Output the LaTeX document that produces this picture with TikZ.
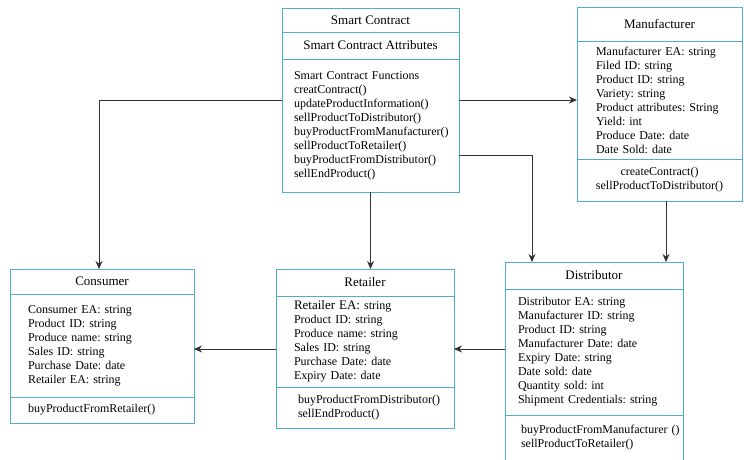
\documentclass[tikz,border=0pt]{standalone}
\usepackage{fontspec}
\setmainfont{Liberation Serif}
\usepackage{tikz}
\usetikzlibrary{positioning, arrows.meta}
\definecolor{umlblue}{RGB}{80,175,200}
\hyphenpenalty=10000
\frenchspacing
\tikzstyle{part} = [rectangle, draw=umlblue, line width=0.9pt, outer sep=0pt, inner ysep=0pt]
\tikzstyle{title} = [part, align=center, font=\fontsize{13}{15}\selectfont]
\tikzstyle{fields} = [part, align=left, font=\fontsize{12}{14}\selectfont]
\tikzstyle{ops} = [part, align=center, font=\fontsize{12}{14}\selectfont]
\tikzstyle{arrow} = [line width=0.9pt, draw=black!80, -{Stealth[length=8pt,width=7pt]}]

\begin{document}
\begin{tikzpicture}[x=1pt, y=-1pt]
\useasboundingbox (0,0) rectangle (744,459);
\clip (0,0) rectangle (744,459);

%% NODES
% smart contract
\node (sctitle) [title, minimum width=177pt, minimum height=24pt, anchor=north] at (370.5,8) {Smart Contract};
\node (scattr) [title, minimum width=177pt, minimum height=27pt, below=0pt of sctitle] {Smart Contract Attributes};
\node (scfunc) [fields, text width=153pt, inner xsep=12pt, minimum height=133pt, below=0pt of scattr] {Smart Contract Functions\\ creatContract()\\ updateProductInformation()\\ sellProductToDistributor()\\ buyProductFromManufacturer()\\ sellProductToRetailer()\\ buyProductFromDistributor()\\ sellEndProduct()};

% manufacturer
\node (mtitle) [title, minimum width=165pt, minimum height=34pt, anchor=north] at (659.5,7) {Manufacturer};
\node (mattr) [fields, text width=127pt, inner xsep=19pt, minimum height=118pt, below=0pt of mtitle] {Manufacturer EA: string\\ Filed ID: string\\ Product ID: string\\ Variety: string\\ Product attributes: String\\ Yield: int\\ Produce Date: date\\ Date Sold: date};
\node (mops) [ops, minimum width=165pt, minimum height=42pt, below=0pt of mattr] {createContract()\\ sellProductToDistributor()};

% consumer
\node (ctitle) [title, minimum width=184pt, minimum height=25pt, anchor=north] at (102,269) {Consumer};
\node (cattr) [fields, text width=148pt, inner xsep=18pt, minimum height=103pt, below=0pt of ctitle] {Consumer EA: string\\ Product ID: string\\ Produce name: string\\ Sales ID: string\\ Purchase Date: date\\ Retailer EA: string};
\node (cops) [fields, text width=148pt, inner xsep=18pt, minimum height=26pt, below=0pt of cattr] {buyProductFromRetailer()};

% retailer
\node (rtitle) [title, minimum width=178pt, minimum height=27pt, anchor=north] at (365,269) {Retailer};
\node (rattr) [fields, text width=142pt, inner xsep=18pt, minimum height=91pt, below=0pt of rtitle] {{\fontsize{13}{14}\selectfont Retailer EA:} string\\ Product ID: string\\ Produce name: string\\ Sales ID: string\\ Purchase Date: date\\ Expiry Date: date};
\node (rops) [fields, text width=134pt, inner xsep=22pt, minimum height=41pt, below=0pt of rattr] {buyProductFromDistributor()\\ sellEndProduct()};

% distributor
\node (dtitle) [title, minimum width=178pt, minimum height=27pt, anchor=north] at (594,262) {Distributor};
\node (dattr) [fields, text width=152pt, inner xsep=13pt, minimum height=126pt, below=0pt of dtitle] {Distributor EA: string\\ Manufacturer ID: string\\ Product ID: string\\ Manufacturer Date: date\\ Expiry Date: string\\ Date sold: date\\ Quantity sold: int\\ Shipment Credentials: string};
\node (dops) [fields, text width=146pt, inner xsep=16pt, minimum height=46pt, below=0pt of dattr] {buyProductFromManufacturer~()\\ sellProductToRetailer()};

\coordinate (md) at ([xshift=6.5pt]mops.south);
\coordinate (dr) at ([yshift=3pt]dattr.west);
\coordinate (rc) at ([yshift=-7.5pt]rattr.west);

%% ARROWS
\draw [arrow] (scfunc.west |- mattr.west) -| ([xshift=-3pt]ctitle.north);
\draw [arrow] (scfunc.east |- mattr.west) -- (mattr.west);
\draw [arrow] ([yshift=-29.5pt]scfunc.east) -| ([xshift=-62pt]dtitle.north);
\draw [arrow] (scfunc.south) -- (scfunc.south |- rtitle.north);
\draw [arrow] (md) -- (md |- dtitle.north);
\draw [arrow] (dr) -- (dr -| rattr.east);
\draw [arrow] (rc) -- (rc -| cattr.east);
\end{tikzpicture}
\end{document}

▶ **Task to complete**
Would you return the data exactly as written, without the pictures?

▶ **Exercise answer**
Output the LaTeX document that produces this picture with TikZ.
\documentclass[tikz,border=0pt]{standalone}
\usepackage{fontspec}
\setmainfont{Liberation Serif}
\usepackage{tikz}
\usetikzlibrary{positioning, arrows.meta}
\definecolor{umlblue}{RGB}{80,175,200}
\hyphenpenalty=10000
\frenchspacing
\tikzstyle{part} = [rectangle, draw=umlblue, line width=0.9pt, outer sep=0pt, inner ysep=0pt]
\tikzstyle{title} = [part, align=center, font=\fontsize{13}{15}\selectfont]
\tikzstyle{fields} = [part, align=left, font=\fontsize{12}{14}\selectfont]
\tikzstyle{ops} = [part, align=center, font=\fontsize{12}{14}\selectfont]
\tikzstyle{arrow} = [line width=0.9pt, draw=black!80, -{Stealth[length=8pt,width=7pt]}]

\begin{document}
\begin{tikzpicture}[x=1pt, y=-1pt]
\useasboundingbox (0,0) rectangle (744,459);
\clip (0,0) rectangle (744,459);

%% NODES
% smart contract
\node (sctitle) [title, minimum width=177pt, minimum height=24pt, anchor=north] at (370.5,8) {Smart Contract};
\node (scattr) [title, minimum width=177pt, minimum height=27pt, below=0pt of sctitle] {Smart Contract Attributes};
\node (scfunc) [fields, text width=153pt, inner xsep=12pt, minimum height=133pt, below=0pt of scattr] {Smart Contract Functions\\ creatContract()\\ updateProductInformation()\\ sellProductToDistributor()\\ buyProductFromManufacturer()\\ sellProductToRetailer()\\ buyProductFromDistributor()\\ sellEndProduct()};

% manufacturer
\node (mtitle) [title, minimum width=165pt, minimum height=34pt, anchor=north] at (659.5,7) {Manufacturer};
\node (mattr) [fields, text width=127pt, inner xsep=19pt, minimum height=118pt, below=0pt of mtitle] {Manufacturer EA: string\\ Filed ID: string\\ Product ID: string\\ Variety: string\\ Product attributes: String\\ Yield: int\\ Produce Date: date\\ Date Sold: date};
\node (mops) [ops, minimum width=165pt, minimum height=42pt, below=0pt of mattr] {createContract()\\ sellProductToDistributor()};

% consumer
\node (ctitle) [title, minimum width=184pt, minimum height=25pt, anchor=north] at (102,269) {Consumer};
\node (cattr) [fields, text width=148pt, inner xsep=18pt, minimum height=103pt, below=0pt of ctitle] {Consumer EA: string\\ Product ID: string\\ Produce name: string\\ Sales ID: string\\ Purchase Date: date\\ Retailer EA: string};
\node (cops) [fields, text width=148pt, inner xsep=18pt, minimum height=26pt, below=0pt of cattr] {buyProductFromRetailer()};

% retailer
\node (rtitle) [title, minimum width=178pt, minimum height=27pt, anchor=north] at (365,269) {Retailer};
\node (rattr) [fields, text width=142pt, inner xsep=18pt, minimum height=91pt, below=0pt of rtitle] {{\fontsize{13}{14}\selectfont Retailer EA:} string\\ Product ID: string\\ Produce name: string\\ Sales ID: string\\ Purchase Date: date\\ Expiry Date: date};
\node (rops) [fields, text width=134pt, inner xsep=22pt, minimum height=41pt, below=0pt of rattr] {buyProductFromDistributor()\\ sellEndProduct()};

% distributor
\node (dtitle) [title, minimum width=178pt, minimum height=27pt, anchor=north] at (594,262) {Distributor};
\node (dattr) [fields, text width=152pt, inner xsep=13pt, minimum height=126pt, below=0pt of dtitle] {Distributor EA: string\\ Manufacturer ID: string\\ Product ID: string\\ Manufacturer Date: date\\ Expiry Date: string\\ Date sold: date\\ Quantity sold: int\\ Shipment Credentials: string};
\node (dops) [fields, text width=146pt, inner xsep=16pt, minimum height=46pt, below=0pt of dattr] {buyProductFromManufacturer~()\\ sellProductToRetailer()};

\coordinate (md) at ([xshift=6.5pt]mops.south);
\coordinate (dr) at ([yshift=3pt]dattr.west);
\coordinate (rc) at ([yshift=-7.5pt]rattr.west);

%% ARROWS
\draw [arrow] (scfunc.west |- mattr.west) -| ([xshift=-3pt]ctitle.north);
\draw [arrow] (scfunc.east |- mattr.west) -- (mattr.west);
\draw [arrow] ([yshift=-29.5pt]scfunc.east) -| ([xshift=-62pt]dtitle.north);
\draw [arrow] (scfunc.south) -- (scfunc.south |- rtitle.north);
\draw [arrow] (md) -- (md |- dtitle.north);
\draw [arrow] (dr) -- (dr -| rattr.east);
\draw [arrow] (rc) -- (rc -| cattr.east);
\end{tikzpicture}
\end{document}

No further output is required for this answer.